Filme do Dia: Um Candango na Belacap (1961), Roberto Farias

 



Um Candango na Belacap (Brasil, 1961). Direção: Roberto Farias. Rot. Original: Roberto Farias & Meira Guimarães, a partir do argumento de Farias & Herbert Richers. Fotografia: Amleto Daissé. Música: Lyrio Panicalli. Montagem: Rafael Justo Valverde. Cenografia: Alexandre Horvat. Com: Ankito, Grande Otelo, Marina Marcel, Vera Regina, Milton Carneiro, Maria Cristina, Mozael Silveira, José Policena.

Em Brasília, o reconhecido Emanuel Davis Jr. (Otelo) se encanta pela dançarina Odete (Regina) levando-a consigo ao Rio, onde se casam, porém sem que Odete deixe de levar também seu parceiro artístico, Tonico (Ankito), para o desgosto do marido. O par artístico de Emanuel na boate de Jacó (Carneiro) é a gringa Gilda (Marcel). Quando Odete improvisa e se intromete em um número musical da dupla, a reação entusiástica do público cresce os olhos do ganancioso Jacó, que consegue afastar Tonico de Odete, afirmando que no máximo poderia manter Gilda com os dois. Essa, agora apaixonada por Tonico, amarga a falta de oportunidades, sobrevivendo de um número sensacionalista de Tonico, como faquir. Com a consciência pesada, após a revolta inicial provocada pelas mentiras de Jacó, Odete e Emanuel reencontram os seus antigos parceiros e juntos pretendem montar sua própria boate, contando contra si a vilania do sempre inescrupuloso Jacó.

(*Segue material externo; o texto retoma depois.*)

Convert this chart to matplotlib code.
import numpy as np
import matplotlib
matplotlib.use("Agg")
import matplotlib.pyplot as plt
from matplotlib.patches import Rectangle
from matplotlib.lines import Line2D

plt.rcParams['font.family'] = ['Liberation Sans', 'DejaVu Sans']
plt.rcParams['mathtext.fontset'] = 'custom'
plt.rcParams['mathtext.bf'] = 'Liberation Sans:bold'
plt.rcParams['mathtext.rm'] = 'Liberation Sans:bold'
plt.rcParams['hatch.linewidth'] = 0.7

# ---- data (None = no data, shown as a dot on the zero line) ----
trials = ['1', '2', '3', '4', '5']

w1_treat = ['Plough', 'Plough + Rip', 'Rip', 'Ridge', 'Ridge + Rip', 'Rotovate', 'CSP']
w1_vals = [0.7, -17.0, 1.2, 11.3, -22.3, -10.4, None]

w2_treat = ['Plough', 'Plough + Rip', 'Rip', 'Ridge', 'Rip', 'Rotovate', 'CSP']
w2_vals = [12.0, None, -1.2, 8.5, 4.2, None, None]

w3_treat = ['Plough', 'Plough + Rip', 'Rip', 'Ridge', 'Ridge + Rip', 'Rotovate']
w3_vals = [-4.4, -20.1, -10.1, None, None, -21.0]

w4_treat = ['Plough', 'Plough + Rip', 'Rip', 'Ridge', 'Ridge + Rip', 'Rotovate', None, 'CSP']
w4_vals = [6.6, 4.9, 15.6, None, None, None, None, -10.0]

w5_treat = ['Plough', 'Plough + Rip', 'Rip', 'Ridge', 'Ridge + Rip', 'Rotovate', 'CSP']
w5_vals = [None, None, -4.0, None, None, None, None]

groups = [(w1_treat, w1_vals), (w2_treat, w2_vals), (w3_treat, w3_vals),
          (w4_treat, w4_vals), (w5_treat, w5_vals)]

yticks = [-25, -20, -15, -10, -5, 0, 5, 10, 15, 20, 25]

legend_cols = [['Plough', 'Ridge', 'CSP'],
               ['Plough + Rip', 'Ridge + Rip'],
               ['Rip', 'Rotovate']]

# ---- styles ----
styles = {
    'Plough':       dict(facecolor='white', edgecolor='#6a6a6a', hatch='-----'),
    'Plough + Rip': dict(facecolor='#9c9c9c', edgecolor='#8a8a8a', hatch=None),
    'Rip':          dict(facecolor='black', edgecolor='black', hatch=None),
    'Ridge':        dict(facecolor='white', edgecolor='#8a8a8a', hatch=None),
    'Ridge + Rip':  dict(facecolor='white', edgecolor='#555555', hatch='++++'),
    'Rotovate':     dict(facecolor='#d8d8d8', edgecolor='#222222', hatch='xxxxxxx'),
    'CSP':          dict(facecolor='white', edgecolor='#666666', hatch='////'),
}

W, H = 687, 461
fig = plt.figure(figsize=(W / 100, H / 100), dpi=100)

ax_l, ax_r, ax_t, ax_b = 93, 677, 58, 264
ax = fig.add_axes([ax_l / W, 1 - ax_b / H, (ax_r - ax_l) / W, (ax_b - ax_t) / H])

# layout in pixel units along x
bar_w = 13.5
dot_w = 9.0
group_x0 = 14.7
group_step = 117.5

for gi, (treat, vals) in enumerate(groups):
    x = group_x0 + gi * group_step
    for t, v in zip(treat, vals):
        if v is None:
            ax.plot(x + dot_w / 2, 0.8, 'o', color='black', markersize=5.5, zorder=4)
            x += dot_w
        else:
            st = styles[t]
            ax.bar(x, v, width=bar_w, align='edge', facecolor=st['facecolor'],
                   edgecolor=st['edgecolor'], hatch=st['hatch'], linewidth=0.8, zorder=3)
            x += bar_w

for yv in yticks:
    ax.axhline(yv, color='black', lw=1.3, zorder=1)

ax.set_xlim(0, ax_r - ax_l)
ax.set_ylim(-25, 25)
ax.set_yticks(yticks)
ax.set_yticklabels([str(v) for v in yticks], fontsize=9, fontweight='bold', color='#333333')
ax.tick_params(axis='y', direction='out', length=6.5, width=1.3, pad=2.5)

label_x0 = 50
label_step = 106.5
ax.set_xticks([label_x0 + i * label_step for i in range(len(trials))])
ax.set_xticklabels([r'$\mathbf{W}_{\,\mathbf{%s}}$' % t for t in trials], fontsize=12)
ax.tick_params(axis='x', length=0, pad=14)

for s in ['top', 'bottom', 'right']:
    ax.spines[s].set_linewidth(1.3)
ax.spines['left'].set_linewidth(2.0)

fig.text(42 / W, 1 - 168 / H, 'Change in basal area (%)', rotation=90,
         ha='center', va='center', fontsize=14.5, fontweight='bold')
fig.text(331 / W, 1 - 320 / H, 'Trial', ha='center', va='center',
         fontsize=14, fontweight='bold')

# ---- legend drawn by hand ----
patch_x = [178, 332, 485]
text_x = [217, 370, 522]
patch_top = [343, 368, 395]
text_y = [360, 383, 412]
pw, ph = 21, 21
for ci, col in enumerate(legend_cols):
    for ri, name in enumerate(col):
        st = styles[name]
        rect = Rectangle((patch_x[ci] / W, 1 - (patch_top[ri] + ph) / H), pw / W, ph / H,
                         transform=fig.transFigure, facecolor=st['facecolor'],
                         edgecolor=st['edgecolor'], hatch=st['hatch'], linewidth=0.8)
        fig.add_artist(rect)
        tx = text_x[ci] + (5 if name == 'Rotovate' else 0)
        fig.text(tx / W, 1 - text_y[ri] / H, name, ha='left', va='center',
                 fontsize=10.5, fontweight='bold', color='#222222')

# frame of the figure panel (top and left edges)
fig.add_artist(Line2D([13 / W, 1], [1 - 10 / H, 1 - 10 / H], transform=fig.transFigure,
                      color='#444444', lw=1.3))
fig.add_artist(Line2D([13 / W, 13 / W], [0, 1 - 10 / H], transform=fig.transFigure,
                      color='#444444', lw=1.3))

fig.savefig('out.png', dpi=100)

Salta aos olhos o quanto Ankito é uma tentativa de substituição nada original ao parceiro anterior de Otelo, Oscarito – e como se não bastasse ainda existe uma referência ao momento mais célebre da dupla, a paródia da cena do balcão de Romeu e Julieta em Carnaval de Fogo (1954), inserida aqui em um número musical, assistida pelo próprio personagem de Otelo,  no qual a versatilidade da troca de cenários e figurinos no palco é feita com o recurso imperativamente cinematográfico da montagem; cena essa que, por sua vez, terá trechos apresentados quando personagens que vão ao cinema à época, justamente em Brasília, em O Outro Lado do Paraíso (2014). Ao se fazer passar por madame, a negra Odete de Vera Regina inclui entre seus apetrechos (piteira, casaco, jóias) uma peruca loura. Porém, sua pose de elitizada logo sucumbe aos reclames de seu parceiro – aqui são os dois que invariavelmente sofrem com o deboche de não fazerem parte daquele universo elitizado, enquanto Otelo se aproxima mais de uma encarnação de si próprio, reconhecido e vivendo em um belo apartamento no Rio. Com todas as suas precariedades, não poucas, o filme marotamente lida com clichês da tradição musical – e, por tabela, com a questão racial, com duas novas duplas surgindo, em que ao invés de um negro e uma branca como antes, tem-se agora de um lado dois negros bem sucedidos e do outro dois brancos sem conseguir emprego, sendo de longe mais bem interpretado que o pretensioso primeiro “filme sério” do realizador, Cidade Ameaçada, do ano anterior.  Com um roteiro repleto de achados e facilidades toscas, tanto quanto a a maior parte dos cenários, destaca-se no elenco Ankito, que vivencia com afinco as diversas facetas de seu personagem e que, infelizmente, sofreria um grave acidente de trabalho durante a produção que lhe provocaria sérios reveses na carreira. Embora o filme tente capitalizar em cima da nova capital, sua participação nele é bastante modesta, e praticamente se restringindo a um cenário de número musical ao início e a forma preconcentuosa com que o personagem de Ankito é tratado até próximo do final, candango, alcunha criada para os profissionais que ergueram a cidade. Tudo isso em um período no qual o cinema, como a música, tirava partido da nova capital federal (Samba em Brasília, de Watson Macedo, é do mesmo ano). Herbert Richers Prod. Cinematográficas. 102 minutos.